Forest elephants have been hit particularly hard. Only about 135,000 remain, with roughly 95,000 of them in Gabon and about 95% of the global population concentrated in Central Africa. While ivory poaching in savannas has declined in recent years, it remains at high levels in forest areas, where dense vegetation makes monitoring difficult and enforcement sparse. Forest elephants also reproduce more slowly than savanna elephants, meaning populations take far longer to recover from losses.
Loopholes That Keep the Trade Alive
Several gaps in regulation make enforcement harder than it might seem. Mammoth ivory, excavated from permafrost in Siberia, is legal to trade internationally because mammoths are extinct and not covered by wildlife protection laws. The problem is that mammoth ivory and elephant ivory look nearly identical, making it easy to pass off illegal elephant tusks as legal mammoth material.
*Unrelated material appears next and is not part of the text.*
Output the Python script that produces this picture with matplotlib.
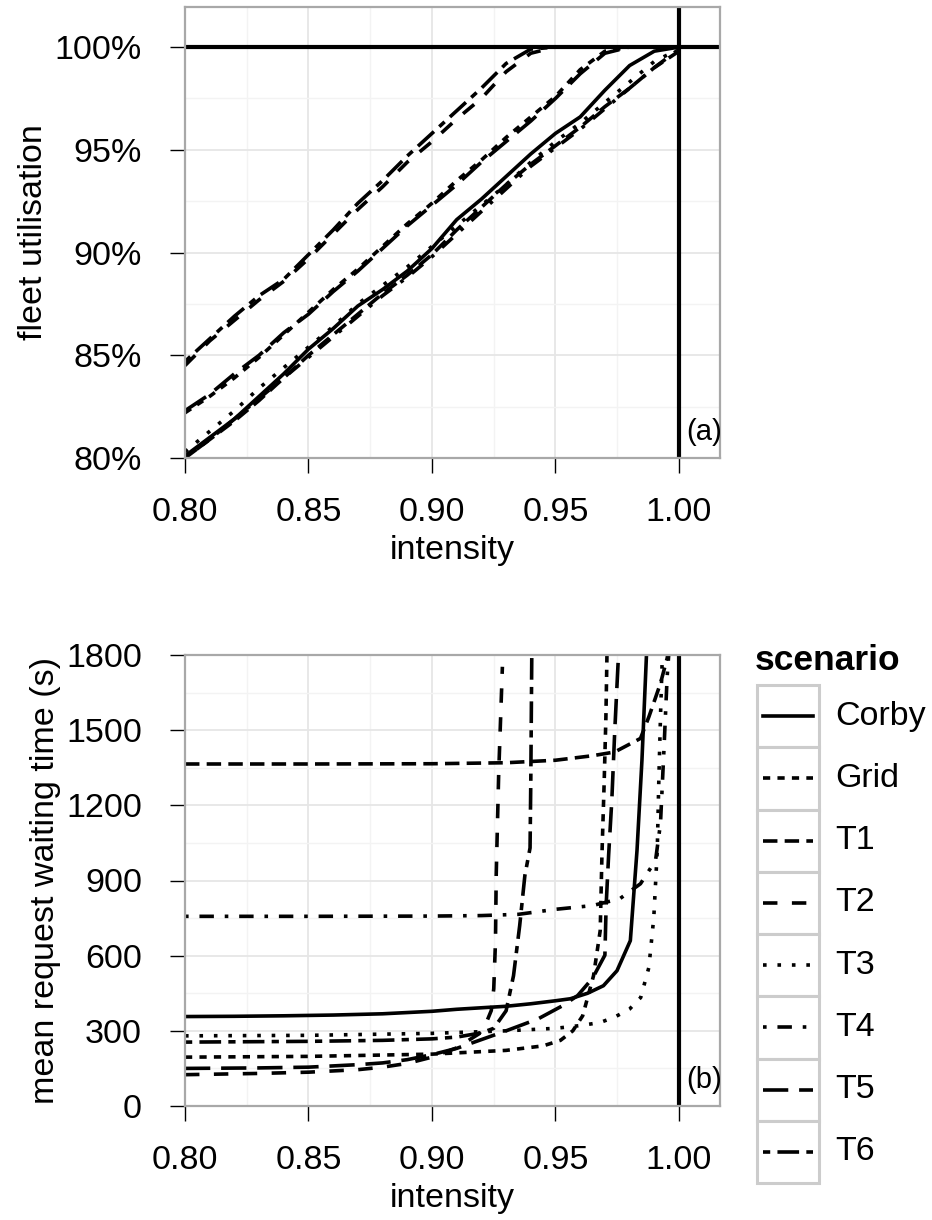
import matplotlib
matplotlib.use("Agg")
import matplotlib.pyplot as plt
import matplotlib.transforms as mtransforms
from matplotlib.patches import Rectangle
from matplotlib.ticker import FixedLocator, FormatStrFormatter

plt.rcParams['font.family'] = ['Liberation Sans', 'DejaVu Sans']

SCENARIOS = ["Corby", "Grid", "T1", "T2", "T3", "T4", "T5", "T6"]

# ---- panel (a): fleet utilisation (%) vs intensity ----
UTIL_X = [0.80, 0.81, 0.82, 0.83, 0.84, 0.85, 0.86, 0.87, 0.88, 0.89, 0.90,
          0.91, 0.92, 0.93, 0.94, 0.95, 0.96, 0.97, 0.98, 0.99, 1.00]
UTIL_CORBY = [80.1, 81.0, 81.9, 83.0, 84.1, 85.3, 86.3, 87.4, 88.2, 89.1, 90.2,
              91.6, 92.6, 93.7, 94.8, 95.8, 96.6, 97.9, 99.1, 99.8, 100.0]
UTIL_GRID = [82.2, 83.0, 83.9, 84.9, 86.0, 87.1, 88.2, 89.2, 90.3, 91.4, 92.4,
             93.5, 94.5, 95.6, 96.6, 97.6, 98.9, 99.8, 100.0, 100.0, 100.0]
UTIL_T1 = [80.0, 80.9, 81.8, 82.8, 83.9, 85.0, 86.0, 87.0, 88.0, 88.9, 89.9,
           91.1, 92.2, 93.3, 94.3, 95.2, 96.1, 97.1, 98.0, 99.0, 99.8]
UTIL_T2 = [84.5, 85.7, 86.7, 87.7, 88.6, 89.7, 90.9, 92.1, 93.2, 94.4, 95.4,
           96.5, 97.5, 98.8, 99.7, 100.0, 100.0, 100.0, 100.0, 100.0, 100.0]
UTIL_T3 = [80.3, 81.3, 82.3, 83.4, 84.4, 85.4, 86.4, 87.5, 88.4, 89.3, 90.3,
           91.3, 92.3, 93.3, 94.4, 95.4, 96.3, 97.3, 98.3, 99.3, 99.9]
UTIL_T4 = [80.0, 80.9, 81.9, 82.9, 83.9, 84.9, 85.9, 86.9, 87.9, 88.8, 89.8,
           90.9, 92.0, 93.1, 94.2, 95.1, 96.0, 97.0, 98.0, 99.0, 99.9]
UTIL_T5 = [82.3, 83.1, 84.1, 85.0, 86.1, 87.0, 88.1, 89.1, 90.2, 91.3, 92.3,
           93.3, 94.4, 95.4, 96.4, 97.5, 98.7, 99.7, 100.0, 100.0, 100.0]
UTIL_T6 = [84.7, 85.8, 86.9, 87.9, 88.7, 89.9, 91.1, 92.4, 93.5, 94.7, 95.8,
           96.9, 98.0, 99.2, 99.9, 100.0, 100.0, 100.0, 100.0, 100.0, 100.0]

# ---- panel (b): mean request waiting time (s) vs intensity ----
WAIT_X_CORBY = [0.80, 0.82, 0.84, 0.86, 0.88, 0.90, 0.91, 0.92, 0.93, 0.94, 0.95,
                0.956, 0.963, 0.9694, 0.9749, 0.9803, 0.983, 0.985, 0.9868, 0.9875]
WAIT_CORBY = [357, 358, 360, 363, 368, 378, 386, 392, 398, 408, 420,
              428, 450, 480, 540, 660, 1020, 1380, 1793, 1950]
WAIT_X_GRID = [0.80, 0.85, 0.90, 0.93, 0.945, 0.952, 0.957, 0.961, 0.9654, 0.9681,
               0.9688, 0.9697, 0.9704, 0.9708, 0.971]
WAIT_GRID = [195, 198, 207, 222, 240, 262, 300, 360, 520, 700,
             1000, 1290, 1550, 1780, 1900]
WAIT_X_T1 = [0.80, 0.85, 0.90, 0.93, 0.95, 0.965, 0.974, 0.9844, 0.9878, 0.9925,
             0.9952, 0.9962]
WAIT_T1 = [1365, 1365, 1366, 1370, 1380, 1398, 1413, 1467, 1553, 1687,
           1787, 1850]
WAIT_X_T2 = [0.80, 0.83, 0.85, 0.87, 0.88, 0.89, 0.90, 0.91, 0.919, 0.9215,
             0.924, 0.925, 0.9257, 0.926, 0.927, 0.9285]
WAIT_T2 = [125, 130, 135, 145, 155, 170, 195, 232, 288, 321,
           381, 468, 656, 923, 1328, 1753]
WAIT_X_T3 = [0.80, 0.85, 0.90, 0.93, 0.95, 0.96, 0.968, 0.974, 0.98, 0.9845,
             0.9878, 0.9898, 0.9912, 0.9918, 0.9925, 0.9932, 0.994]
WAIT_T3 = [280, 282, 290, 300, 310, 321, 333, 355, 387, 433,
           553, 753, 1020, 1287, 1553, 1780, 1950]
WAIT_X_T4 = [0.80, 0.85, 0.90, 0.92, 0.935, 0.95, 0.965, 0.976, 0.9844, 0.9905,
             0.9925, 0.9939, 0.9952, 0.9962]
WAIT_T4 = [757, 757, 758, 760, 765, 785, 800, 827, 887, 980,
           1127, 1420, 1713, 1850]
WAIT_X_T5 = [0.80, 0.83, 0.85, 0.87, 0.88, 0.89, 0.90, 0.91, 0.92, 0.93,
             0.943, 0.953, 0.959, 0.965, 0.970, 0.9705, 0.9715, 0.9728, 0.974,
             0.9755, 0.976]
WAIT_T5 = [150, 152, 155, 165, 172, 185, 205, 230, 265, 300,
           348, 401, 441, 510, 602, 800, 1000, 1220, 1500,
           1800, 1900]
WAIT_X_T6 = [0.80, 0.85, 0.88, 0.90, 0.91, 0.92, 0.925, 0.93, 0.933, 0.9355,
             0.9376, 0.9397, 0.940, 0.9404, 0.9406]
WAIT_T6 = [255, 258, 262, 268, 275, 292, 310, 380, 520, 720,
           920, 1030, 1300, 1800, 1900]

UTIL = dict(zip(SCENARIOS, [UTIL_CORBY, UTIL_GRID, UTIL_T1, UTIL_T2,
                            UTIL_T3, UTIL_T4, UTIL_T5, UTIL_T6]))
WAIT = dict(zip(SCENARIOS, [(WAIT_X_CORBY, WAIT_CORBY), (WAIT_X_GRID, WAIT_GRID),
                            (WAIT_X_T1, WAIT_T1), (WAIT_X_T2, WAIT_T2),
                            (WAIT_X_T3, WAIT_T3), (WAIT_X_T4, WAIT_T4),
                            (WAIT_X_T5, WAIT_T5), (WAIT_X_T6, WAIT_T6)]))

# ggplot's default linetype sequence
LTY = {
    "Corby": "solid",
    "Grid": (0, (2, 2)),
    "T1": (0, (4, 2)),
    "T2": (0, (4, 4)),
    "T3": (0, (1, 3)),
    "T4": (0, (1, 3, 4, 3)),
    "T5": (0, (7, 3)),
    "T6": (0, (2, 2, 6, 2)),
}
LW = 2.6
FS = 24.5
W, H = 932, 1220


def style(ax):
    ax.set_facecolor("white")
    for s in ax.spines.values():
        s.set_color("#A8A8A8")
        s.set_linewidth(1.6)
    ax.grid(which="major", color="#E6E6E6", lw=1.3)
    ax.grid(which="minor", color="#F3F3F3", lw=1.0)
    ax.set_axisbelow(True)
    ax.tick_params(which="major", length=11, width=1.0, color="black",
                   labelsize=FS, pad=20)
    ax.tick_params(axis="x", which="major", pad=17)
    ax.tick_params(which="minor", length=0)
    ax.set_xlim(0.80, 1.0166)
    ax.set_xticks([0.80, 0.85, 0.90, 0.95, 1.00])
    ax.xaxis.set_minor_locator(FixedLocator([0.825, 0.875, 0.925, 0.975]))
    ax.xaxis.set_major_formatter(FormatStrFormatter("%.2f"))
    ax.set_xlabel("intensity", fontsize=FS, labelpad=5)


fig = plt.figure(figsize=(W / 100, H / 100), dpi=100)

# panel (a)
ax = fig.add_axes([185 / W, (H - 458) / H, 535 / W, 451 / H])
style(ax)
for name in SCENARIOS:
    ax.plot(UTIL_X, UTIL[name], color="black", lw=LW, ls=LTY[name])
ax.axhline(100, color="black", lw=3.0)
ax.axvline(1.0, color="black", lw=3.0)
ax.set_ylim(80, 101.95)
ax.set_yticks([80, 85, 90, 95, 100])
ax.yaxis.set_minor_locator(FixedLocator([82.5, 87.5, 92.5, 97.5]))
ax.set_yticklabels([f"{v}%" for v in [80, 85, 90, 95, 100]])
ax.set_ylabel("fleet utilisation", fontsize=FS, labelpad=4)
tr = mtransforms.blended_transform_factory(ax.transData, ax.transAxes)
ax.text(1.0028, 0.058, "(a)", transform=tr, fontsize=21, va="center", ha="left")

# panel (b)
ax = fig.add_axes([185 / W, (H - 1106) / H, 535 / W, 451 / H])
style(ax)
for name in SCENARIOS:
    xs, ys = WAIT[name]
    ax.plot(xs, ys, color="black", lw=LW, ls=LTY[name])
ax.axvline(1.0, color="black", lw=3.0)
ax.set_ylim(0, 1800)
ax.set_yticks([0, 300, 600, 900, 1200, 1500, 1800])
ax.yaxis.set_minor_locator(FixedLocator([150, 450, 750, 1050, 1350, 1650]))
ax.set_ylabel("mean request waiting time (s)", fontsize=FS, labelpad=4)
tr = mtransforms.blended_transform_factory(ax.transData, ax.transAxes)
ax.text(1.0028, 0.058, "(b)", transform=tr, fontsize=21, va="center", ha="left")

# legend, drawn by hand in ggplot style
lg = fig.add_axes([757 / W, (H - 1183) / H, 62 / W, 498 / H])
lg.set_xlim(0, 1)
lg.set_ylim(len(SCENARIOS), 0)
lg.axis("off")
for i, name in enumerate(SCENARIOS):
    lg.add_patch(Rectangle((0, i), 1, 1, facecolor="white", edgecolor="#CCCCCC",
                           lw=2.2, clip_on=False))
    lg.plot([0.1, 0.9], [i + 0.5, i + 0.5], color="black", lw=LW, ls=LTY[name])
    fig.text(835 / W, 1 - (685 + 62.25 * (i + 0.5)) / H, name, fontsize=FS,
             va="center", ha="left")
fig.text(755 / W, 1 - 660 / H, "scenario", fontsize=25.5, fontweight="bold",
         va="center", ha="left")

fig.savefig("out.png", dpi=100)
This creates a laundering pathway that enforcement agencies struggle to police without laboratory testing.
Antique ivory presents a similar challenge. In many countries, ivory items produced before the ban can still be legally owned and sometimes sold, creating cover for newly poached ivory to enter the market with forged provenance documents. The difficulty of distinguishing old ivory from new ivory without specialized analysis means that legal exceptions become practical loopholes.
Alternatives to Elephant Ivory
For artisans and consumers who value the look and feel of ivory, several substitutes exist. The most notable is the tagua nut, sometimes called “vegetable ivory,” which comes from the ivory palm tree. The nut’s white endosperm can be carved and polished to closely resemble elephant ivory in appearance and texture. Designers have used tagua alongside reclaimed gold, responsibly mined gemstones, and other sustainable materials to create jewelry and decorative objects that replicate the aesthetic without harming wildlife.
Bone, certain types of shell, and high-quality resin have also been used as substitutes, though none match tagua’s resemblance to the real thing. The broader shift in consumer attitudes, particularly among younger buyers in China and Southeast Asia, has also reduced the cultural cachet that ivory once carried, making alternatives more viable as status symbols lose their appeal.